- _Exercise directions_
From the listing below, pull each line that includes "script".

- _Data for this task_
■ ■ ■
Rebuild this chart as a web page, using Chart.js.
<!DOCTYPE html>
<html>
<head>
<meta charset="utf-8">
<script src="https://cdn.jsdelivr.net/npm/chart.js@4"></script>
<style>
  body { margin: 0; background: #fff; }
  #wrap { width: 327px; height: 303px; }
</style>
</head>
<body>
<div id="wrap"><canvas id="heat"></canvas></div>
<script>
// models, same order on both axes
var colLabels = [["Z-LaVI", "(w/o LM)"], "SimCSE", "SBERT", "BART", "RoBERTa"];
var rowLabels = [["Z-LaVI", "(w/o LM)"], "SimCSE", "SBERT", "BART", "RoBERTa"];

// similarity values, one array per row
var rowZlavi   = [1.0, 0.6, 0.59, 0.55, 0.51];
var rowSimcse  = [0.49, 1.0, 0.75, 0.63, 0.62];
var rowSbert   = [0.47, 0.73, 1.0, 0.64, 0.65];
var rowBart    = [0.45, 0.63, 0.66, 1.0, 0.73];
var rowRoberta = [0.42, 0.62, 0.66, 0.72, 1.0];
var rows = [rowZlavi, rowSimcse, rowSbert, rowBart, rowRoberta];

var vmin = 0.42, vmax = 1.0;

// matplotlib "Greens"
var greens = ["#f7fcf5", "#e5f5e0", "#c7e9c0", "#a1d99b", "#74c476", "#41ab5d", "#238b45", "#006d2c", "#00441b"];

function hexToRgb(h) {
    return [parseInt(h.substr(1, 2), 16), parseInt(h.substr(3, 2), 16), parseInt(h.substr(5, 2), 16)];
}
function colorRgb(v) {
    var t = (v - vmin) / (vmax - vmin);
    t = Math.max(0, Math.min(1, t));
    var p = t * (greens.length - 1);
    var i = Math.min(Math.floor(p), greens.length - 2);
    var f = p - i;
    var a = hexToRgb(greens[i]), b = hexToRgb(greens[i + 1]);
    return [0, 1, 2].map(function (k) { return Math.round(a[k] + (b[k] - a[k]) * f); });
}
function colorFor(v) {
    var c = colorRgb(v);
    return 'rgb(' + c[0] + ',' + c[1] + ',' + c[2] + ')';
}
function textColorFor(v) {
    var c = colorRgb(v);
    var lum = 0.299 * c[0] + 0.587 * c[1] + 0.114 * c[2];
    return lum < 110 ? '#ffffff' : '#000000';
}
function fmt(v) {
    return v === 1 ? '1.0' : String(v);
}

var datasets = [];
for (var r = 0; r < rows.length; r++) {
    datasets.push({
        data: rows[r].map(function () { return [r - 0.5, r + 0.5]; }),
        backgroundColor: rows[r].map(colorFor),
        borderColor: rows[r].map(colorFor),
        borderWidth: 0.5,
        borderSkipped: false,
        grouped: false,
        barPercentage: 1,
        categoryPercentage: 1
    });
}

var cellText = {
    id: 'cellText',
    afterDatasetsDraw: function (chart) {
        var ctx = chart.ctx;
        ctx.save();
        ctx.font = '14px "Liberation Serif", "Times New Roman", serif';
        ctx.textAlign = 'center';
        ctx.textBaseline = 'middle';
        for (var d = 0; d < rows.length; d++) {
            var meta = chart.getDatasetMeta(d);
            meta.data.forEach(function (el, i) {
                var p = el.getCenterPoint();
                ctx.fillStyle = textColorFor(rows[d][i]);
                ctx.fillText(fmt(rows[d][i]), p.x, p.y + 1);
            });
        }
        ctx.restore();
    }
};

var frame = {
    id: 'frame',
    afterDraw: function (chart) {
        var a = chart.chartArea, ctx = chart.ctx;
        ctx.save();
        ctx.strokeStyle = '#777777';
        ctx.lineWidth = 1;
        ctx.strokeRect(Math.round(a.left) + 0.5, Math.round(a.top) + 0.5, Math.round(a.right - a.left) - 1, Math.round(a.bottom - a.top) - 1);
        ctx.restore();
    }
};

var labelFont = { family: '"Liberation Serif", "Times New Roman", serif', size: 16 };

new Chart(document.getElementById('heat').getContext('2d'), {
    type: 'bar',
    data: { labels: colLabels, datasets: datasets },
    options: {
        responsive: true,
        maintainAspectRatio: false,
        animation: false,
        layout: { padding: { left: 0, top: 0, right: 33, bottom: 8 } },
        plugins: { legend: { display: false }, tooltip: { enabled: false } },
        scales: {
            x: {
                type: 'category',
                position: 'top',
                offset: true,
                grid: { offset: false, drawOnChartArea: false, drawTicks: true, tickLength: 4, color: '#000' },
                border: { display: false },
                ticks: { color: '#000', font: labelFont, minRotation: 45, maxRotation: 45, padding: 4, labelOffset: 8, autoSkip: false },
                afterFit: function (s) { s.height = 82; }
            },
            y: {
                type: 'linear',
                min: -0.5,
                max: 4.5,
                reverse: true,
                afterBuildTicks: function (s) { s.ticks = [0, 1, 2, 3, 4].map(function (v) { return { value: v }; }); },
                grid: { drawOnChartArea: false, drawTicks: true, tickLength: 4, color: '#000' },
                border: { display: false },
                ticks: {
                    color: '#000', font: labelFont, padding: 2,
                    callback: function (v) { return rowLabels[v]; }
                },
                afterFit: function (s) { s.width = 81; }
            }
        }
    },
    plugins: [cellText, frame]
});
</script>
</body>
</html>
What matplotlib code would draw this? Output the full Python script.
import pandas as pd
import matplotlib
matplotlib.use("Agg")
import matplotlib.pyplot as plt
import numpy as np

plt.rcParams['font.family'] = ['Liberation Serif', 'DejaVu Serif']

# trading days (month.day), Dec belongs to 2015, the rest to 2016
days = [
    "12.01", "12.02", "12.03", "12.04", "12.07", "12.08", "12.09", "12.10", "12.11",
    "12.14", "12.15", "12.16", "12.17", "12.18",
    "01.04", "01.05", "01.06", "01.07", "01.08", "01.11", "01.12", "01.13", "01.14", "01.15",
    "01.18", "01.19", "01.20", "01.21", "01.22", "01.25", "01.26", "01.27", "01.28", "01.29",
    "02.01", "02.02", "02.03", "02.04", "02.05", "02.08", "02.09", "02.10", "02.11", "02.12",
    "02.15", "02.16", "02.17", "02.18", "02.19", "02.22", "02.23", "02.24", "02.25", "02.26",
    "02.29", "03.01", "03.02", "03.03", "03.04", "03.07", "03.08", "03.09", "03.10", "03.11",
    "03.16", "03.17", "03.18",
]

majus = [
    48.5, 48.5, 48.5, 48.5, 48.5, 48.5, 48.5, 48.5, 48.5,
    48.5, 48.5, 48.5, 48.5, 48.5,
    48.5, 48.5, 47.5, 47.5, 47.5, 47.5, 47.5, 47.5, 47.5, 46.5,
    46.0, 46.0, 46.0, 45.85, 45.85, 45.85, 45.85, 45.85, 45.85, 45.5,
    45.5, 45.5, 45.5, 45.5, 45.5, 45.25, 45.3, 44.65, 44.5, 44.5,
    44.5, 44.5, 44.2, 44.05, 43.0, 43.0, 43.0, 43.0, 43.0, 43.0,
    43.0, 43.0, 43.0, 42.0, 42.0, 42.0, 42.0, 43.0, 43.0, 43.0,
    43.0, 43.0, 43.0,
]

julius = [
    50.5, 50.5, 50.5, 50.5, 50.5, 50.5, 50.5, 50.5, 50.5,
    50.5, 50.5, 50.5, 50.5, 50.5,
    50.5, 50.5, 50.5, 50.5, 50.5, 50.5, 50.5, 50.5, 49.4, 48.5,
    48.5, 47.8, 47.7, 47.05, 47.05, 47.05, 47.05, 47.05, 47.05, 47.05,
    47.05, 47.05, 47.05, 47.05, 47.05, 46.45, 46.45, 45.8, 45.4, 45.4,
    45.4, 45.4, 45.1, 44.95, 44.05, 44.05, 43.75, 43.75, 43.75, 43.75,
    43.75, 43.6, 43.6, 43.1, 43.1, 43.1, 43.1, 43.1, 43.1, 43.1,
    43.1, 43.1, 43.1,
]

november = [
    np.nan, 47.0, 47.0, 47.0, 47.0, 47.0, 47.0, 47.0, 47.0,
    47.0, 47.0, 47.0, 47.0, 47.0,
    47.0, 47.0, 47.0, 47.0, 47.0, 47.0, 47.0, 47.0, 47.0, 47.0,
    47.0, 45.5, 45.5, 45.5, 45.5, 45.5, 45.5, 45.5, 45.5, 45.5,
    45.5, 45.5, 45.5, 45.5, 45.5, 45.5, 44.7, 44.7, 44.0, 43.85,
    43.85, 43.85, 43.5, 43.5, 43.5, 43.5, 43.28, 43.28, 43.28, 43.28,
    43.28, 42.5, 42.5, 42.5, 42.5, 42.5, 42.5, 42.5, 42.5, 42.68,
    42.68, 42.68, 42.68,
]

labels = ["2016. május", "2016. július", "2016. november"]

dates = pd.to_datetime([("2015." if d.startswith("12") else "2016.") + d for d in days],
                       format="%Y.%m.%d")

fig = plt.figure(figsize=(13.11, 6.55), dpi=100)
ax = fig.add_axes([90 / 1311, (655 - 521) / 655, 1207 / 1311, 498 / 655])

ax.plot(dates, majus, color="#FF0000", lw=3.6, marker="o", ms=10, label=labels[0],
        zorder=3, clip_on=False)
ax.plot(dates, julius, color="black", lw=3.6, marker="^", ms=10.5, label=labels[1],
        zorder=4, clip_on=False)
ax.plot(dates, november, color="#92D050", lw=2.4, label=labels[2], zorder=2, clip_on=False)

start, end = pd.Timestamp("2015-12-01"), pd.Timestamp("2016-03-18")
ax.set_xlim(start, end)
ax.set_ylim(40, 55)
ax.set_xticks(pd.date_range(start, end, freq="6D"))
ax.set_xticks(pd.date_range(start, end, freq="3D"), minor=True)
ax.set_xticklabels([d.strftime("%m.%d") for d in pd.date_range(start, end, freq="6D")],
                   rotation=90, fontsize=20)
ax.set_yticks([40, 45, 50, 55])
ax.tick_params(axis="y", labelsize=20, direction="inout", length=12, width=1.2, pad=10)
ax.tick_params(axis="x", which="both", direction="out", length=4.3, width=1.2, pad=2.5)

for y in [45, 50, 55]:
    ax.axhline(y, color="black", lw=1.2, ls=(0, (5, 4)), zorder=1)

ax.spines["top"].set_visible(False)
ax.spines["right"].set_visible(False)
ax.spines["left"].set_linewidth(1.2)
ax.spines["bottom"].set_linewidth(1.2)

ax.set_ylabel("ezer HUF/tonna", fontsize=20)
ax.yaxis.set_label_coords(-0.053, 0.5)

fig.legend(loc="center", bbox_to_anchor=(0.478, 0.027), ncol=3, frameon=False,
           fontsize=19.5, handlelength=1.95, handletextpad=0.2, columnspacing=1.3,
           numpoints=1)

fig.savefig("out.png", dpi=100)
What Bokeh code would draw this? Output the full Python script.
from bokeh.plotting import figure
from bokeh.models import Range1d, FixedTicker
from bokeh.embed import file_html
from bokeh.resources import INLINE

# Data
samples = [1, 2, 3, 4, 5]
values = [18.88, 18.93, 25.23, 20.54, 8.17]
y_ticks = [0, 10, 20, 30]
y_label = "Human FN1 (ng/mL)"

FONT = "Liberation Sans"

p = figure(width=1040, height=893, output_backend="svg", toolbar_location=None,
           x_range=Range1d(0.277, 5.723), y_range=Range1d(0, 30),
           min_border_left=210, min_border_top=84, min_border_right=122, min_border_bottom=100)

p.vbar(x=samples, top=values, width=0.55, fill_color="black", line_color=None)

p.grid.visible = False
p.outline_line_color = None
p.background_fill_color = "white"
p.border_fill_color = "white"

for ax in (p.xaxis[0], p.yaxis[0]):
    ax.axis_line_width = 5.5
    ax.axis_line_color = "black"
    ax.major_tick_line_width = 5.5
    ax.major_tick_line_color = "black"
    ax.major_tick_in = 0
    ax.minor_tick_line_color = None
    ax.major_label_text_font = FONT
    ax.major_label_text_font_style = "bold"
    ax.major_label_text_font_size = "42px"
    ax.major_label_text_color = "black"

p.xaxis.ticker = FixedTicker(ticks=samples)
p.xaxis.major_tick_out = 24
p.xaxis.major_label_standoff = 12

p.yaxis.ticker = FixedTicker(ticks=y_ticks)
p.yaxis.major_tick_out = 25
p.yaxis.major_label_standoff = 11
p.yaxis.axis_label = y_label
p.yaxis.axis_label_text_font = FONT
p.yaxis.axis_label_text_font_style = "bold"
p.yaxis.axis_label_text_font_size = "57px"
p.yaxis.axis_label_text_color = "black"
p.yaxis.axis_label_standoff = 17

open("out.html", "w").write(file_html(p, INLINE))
■ ■ ■
- _Final answer_
<script src="https://cdn.jsdelivr.net/npm/chart.js@4"></script>
<script>
</script>
What matplotlib code would draw this? Output the full Python script.
What Bokeh code would draw this? Output the full Python script.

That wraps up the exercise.